Plotting code records
··········

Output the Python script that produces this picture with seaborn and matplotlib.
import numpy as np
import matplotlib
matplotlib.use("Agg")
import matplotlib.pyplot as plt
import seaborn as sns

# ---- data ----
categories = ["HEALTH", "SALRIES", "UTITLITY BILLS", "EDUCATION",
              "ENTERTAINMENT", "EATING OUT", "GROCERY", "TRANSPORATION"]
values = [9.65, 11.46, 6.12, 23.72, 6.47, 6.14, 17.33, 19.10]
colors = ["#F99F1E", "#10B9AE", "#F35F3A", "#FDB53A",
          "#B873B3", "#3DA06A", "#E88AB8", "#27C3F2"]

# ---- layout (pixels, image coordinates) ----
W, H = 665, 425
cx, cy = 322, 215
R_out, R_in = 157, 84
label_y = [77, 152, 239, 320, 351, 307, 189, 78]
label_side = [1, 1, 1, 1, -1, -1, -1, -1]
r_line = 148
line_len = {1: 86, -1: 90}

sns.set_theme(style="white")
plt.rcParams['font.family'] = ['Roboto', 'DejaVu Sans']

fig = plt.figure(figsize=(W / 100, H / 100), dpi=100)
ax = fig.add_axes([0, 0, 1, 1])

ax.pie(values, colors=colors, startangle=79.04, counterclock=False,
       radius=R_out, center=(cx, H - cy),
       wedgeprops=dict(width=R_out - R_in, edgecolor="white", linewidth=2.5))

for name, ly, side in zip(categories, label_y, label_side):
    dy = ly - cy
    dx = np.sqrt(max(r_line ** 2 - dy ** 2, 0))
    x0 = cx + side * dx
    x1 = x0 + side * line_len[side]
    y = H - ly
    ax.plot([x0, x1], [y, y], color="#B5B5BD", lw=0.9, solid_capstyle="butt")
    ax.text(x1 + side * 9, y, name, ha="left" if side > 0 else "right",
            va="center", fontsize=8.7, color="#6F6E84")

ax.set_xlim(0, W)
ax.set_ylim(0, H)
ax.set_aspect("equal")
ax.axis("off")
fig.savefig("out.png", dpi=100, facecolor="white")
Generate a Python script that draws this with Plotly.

··········

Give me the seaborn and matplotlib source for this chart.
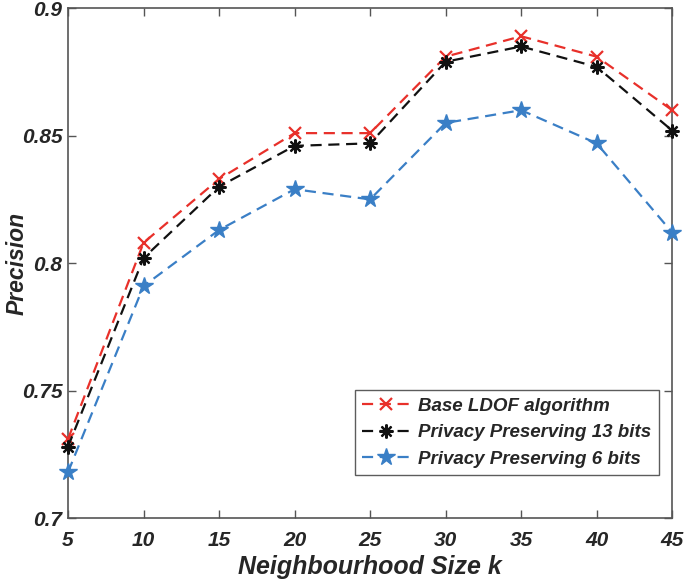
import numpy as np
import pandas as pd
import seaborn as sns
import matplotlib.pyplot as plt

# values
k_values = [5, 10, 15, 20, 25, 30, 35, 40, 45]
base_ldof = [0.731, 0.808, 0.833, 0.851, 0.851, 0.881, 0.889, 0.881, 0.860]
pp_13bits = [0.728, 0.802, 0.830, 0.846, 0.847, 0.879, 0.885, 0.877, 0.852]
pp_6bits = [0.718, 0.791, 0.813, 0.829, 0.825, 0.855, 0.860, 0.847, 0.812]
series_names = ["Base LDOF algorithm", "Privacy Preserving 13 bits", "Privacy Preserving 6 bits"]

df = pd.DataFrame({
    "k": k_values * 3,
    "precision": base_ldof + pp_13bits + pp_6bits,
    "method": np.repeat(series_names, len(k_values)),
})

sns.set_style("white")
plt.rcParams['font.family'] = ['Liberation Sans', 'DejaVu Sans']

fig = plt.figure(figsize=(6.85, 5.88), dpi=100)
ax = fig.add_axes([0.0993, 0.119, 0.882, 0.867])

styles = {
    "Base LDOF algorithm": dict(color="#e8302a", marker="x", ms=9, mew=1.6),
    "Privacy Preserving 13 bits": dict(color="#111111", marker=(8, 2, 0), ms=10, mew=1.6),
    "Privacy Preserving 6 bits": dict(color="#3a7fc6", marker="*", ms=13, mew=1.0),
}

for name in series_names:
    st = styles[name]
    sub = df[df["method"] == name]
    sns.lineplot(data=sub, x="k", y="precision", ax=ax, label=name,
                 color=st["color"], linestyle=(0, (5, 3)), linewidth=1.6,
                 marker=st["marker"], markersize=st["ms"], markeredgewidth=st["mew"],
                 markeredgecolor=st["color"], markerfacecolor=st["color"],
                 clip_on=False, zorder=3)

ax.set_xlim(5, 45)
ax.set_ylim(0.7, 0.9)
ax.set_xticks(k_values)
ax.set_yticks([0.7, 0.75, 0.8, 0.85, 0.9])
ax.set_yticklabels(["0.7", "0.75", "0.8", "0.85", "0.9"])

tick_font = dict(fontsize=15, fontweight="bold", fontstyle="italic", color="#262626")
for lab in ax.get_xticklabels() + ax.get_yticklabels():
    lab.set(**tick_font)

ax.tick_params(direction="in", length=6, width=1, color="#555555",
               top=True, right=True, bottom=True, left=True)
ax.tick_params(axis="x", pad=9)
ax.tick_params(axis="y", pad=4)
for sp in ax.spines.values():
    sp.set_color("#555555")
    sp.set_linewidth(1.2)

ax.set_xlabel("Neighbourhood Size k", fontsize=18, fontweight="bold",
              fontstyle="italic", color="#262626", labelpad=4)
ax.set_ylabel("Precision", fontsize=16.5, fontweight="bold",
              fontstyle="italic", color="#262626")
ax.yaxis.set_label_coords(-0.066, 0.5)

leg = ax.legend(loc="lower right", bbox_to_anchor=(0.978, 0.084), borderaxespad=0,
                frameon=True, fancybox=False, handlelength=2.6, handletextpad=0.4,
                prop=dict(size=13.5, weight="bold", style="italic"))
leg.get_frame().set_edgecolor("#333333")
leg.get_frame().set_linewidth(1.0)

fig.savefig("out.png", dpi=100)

··········

Read the entries and select each line where the word "script" is found.

* [Answer in full]
Output the Python script that produces this picture with seaborn and matplotlib.
Generate a Python script that draws this with Plotly.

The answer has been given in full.